Poet Ron Silliman has a sweet small essay on the "parsimony principle": " Is there any dynamic in the construction of meaning more powerful (...) ?"
Personally, I've never been able to settle on one economic regime in my work. A minimum of means or effort has its attractions, its elegance. Often a laconic expression does more that an encyclopedic one, in that it frames or zeros-in on the core of the idea, but it can also be left open to fields of connections, including the tentative, uncertain, and ambiguous. But there is also something to be said for the anti-parsimonious position. Is a life full of the constraints necessary for survival and considered restraint necessary for civility worth living if we can't, at least sometimes, splurge a little, luxuriate a little, exaggerate a little, indulge a little in excesses and revelry dionysic, if only in our dreams or our creative work?

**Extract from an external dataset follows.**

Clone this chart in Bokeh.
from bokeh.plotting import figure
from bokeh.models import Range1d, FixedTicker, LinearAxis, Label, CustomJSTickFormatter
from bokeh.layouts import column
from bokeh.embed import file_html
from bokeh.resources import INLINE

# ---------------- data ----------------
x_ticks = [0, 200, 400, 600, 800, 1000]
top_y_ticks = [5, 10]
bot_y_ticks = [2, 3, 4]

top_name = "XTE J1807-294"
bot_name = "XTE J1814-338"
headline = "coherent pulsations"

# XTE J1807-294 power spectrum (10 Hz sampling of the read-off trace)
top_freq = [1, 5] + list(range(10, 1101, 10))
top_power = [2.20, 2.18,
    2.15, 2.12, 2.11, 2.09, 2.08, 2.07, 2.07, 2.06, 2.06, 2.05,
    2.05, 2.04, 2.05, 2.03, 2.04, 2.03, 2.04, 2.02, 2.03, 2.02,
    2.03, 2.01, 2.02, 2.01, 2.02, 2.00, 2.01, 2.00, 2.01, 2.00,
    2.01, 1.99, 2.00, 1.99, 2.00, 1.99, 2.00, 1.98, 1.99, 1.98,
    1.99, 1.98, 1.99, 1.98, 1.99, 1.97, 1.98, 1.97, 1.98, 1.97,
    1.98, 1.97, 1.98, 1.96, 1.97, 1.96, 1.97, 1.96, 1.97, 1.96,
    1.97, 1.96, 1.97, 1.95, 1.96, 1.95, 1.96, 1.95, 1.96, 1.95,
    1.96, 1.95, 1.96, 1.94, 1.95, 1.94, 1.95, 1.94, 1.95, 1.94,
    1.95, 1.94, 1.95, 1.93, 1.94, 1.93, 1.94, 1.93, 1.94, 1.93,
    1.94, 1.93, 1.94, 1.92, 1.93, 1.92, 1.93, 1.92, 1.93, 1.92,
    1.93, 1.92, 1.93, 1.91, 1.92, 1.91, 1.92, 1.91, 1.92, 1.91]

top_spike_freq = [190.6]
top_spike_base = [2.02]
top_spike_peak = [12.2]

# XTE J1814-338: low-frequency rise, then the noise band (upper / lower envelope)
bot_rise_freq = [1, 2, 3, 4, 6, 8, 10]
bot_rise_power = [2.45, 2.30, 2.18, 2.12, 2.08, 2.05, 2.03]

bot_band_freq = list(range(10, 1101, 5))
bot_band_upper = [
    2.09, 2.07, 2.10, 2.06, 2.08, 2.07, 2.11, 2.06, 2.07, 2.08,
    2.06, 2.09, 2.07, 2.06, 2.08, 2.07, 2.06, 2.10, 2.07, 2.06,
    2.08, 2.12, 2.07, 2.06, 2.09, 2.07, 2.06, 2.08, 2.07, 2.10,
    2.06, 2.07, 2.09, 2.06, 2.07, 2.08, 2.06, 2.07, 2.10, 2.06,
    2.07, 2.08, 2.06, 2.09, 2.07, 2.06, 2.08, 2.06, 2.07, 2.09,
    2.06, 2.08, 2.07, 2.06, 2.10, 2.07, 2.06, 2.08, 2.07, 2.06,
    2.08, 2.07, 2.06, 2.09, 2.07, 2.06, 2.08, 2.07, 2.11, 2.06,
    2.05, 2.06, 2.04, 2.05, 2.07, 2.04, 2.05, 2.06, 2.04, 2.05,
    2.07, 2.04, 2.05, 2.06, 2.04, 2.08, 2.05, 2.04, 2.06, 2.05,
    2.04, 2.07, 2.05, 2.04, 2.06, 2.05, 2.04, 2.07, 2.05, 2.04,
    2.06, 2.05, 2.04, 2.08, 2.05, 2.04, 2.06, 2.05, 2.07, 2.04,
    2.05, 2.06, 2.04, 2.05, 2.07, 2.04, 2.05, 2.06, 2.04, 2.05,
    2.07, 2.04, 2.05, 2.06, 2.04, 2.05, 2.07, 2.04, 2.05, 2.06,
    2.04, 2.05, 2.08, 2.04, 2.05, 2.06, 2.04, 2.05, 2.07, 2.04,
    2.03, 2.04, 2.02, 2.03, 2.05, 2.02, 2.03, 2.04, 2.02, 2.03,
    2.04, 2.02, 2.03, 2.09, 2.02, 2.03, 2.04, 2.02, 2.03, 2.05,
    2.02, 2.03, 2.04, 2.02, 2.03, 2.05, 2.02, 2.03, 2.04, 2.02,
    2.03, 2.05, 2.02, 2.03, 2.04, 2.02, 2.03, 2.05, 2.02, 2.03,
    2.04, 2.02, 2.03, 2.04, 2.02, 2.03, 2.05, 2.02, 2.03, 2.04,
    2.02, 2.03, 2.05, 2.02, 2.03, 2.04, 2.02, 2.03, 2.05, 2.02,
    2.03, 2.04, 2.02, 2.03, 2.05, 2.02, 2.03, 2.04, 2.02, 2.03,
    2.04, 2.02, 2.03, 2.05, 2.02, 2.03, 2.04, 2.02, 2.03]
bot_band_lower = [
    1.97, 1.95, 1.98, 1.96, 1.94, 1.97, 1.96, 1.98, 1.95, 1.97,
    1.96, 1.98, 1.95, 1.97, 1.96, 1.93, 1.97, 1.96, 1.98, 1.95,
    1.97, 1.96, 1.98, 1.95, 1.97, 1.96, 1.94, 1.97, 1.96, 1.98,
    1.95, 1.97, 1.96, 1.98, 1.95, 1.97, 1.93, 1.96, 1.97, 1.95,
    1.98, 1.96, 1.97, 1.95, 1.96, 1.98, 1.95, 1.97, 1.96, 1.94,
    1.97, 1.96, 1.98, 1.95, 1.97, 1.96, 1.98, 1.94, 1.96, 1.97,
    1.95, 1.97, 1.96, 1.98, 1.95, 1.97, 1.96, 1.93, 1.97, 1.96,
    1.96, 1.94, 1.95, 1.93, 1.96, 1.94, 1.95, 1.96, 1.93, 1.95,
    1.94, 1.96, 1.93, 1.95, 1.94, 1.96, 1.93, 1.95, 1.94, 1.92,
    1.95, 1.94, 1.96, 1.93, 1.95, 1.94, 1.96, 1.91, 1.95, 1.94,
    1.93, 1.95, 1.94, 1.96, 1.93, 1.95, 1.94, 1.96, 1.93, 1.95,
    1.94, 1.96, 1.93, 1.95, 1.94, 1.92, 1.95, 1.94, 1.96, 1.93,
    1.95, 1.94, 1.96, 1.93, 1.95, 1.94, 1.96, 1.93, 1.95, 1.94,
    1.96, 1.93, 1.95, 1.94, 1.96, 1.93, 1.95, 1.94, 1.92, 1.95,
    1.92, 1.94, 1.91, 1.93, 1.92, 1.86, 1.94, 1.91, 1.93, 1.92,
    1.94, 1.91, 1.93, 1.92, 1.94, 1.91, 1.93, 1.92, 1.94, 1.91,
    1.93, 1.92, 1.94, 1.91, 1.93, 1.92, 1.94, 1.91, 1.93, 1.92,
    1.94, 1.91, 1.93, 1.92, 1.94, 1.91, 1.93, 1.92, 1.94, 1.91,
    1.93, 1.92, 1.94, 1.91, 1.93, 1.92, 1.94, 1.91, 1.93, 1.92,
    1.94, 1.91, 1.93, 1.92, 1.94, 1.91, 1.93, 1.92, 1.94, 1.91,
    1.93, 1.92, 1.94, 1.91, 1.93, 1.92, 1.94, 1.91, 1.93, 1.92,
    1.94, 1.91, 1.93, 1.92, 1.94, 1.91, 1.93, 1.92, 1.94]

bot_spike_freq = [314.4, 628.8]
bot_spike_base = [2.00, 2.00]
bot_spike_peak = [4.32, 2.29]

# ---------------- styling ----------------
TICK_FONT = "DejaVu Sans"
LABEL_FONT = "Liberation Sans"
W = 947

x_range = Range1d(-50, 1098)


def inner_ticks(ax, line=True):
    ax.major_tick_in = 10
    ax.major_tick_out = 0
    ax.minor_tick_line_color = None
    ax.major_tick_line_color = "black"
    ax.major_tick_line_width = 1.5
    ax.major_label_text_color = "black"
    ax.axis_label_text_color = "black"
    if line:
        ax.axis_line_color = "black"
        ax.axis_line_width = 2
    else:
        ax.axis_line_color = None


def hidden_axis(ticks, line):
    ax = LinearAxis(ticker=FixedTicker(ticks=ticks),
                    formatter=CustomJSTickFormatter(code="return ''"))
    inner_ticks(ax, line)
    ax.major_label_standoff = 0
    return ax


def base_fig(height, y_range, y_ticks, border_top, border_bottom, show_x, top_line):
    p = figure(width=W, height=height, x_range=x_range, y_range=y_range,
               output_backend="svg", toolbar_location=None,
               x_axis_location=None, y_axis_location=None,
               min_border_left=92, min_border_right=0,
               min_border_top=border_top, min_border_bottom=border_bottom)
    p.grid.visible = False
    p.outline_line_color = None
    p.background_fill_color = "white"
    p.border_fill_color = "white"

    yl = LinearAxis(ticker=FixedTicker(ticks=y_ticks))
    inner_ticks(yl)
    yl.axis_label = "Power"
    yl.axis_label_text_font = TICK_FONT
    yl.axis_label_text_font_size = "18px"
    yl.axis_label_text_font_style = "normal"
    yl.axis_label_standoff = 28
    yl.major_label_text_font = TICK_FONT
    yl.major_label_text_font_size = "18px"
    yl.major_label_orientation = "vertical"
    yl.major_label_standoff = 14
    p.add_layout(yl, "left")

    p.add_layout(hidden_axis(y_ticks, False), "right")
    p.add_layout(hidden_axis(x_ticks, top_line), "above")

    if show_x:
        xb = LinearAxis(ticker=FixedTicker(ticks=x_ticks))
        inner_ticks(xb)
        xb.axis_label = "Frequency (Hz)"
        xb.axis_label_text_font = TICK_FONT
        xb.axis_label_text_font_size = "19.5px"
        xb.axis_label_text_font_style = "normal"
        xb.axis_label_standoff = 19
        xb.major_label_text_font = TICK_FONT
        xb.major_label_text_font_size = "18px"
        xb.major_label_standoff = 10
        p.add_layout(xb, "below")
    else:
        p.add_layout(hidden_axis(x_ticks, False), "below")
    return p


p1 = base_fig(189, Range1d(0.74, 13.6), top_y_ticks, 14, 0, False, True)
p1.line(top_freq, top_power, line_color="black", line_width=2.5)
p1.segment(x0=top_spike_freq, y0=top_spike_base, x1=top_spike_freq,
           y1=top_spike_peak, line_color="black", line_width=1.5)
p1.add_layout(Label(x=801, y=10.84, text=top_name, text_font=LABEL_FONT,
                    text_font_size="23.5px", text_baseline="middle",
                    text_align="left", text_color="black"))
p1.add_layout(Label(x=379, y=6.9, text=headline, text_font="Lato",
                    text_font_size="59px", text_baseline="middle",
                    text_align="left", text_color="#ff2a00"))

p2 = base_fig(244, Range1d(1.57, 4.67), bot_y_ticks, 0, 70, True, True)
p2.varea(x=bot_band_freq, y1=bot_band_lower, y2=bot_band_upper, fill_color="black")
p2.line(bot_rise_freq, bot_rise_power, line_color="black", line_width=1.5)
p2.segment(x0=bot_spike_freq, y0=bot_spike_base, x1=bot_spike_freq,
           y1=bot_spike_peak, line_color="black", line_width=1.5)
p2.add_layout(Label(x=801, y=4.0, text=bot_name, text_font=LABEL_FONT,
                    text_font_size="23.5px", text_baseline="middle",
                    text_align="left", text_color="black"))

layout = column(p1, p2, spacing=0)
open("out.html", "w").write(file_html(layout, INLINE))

This speaks, of course, to the public debate over minimalism as a musical category, and I'm increasingly convinced that radical music -- in the sense of a turn toward the roots of the musical experience, and which would include extremes of both parsimony and generosity -- is both the more interesting and the more useful term. Minimalism can be understood (heard) as one attitude towards materials within the radical music complex, an attitude connected to those of static, pattern, process, systems (etc.) musics, as well as to musics engaged with the physical and perceptual qualities of acoustical phenomena and, to some extent, with those musics engaged with the production of music as a social phenomenon.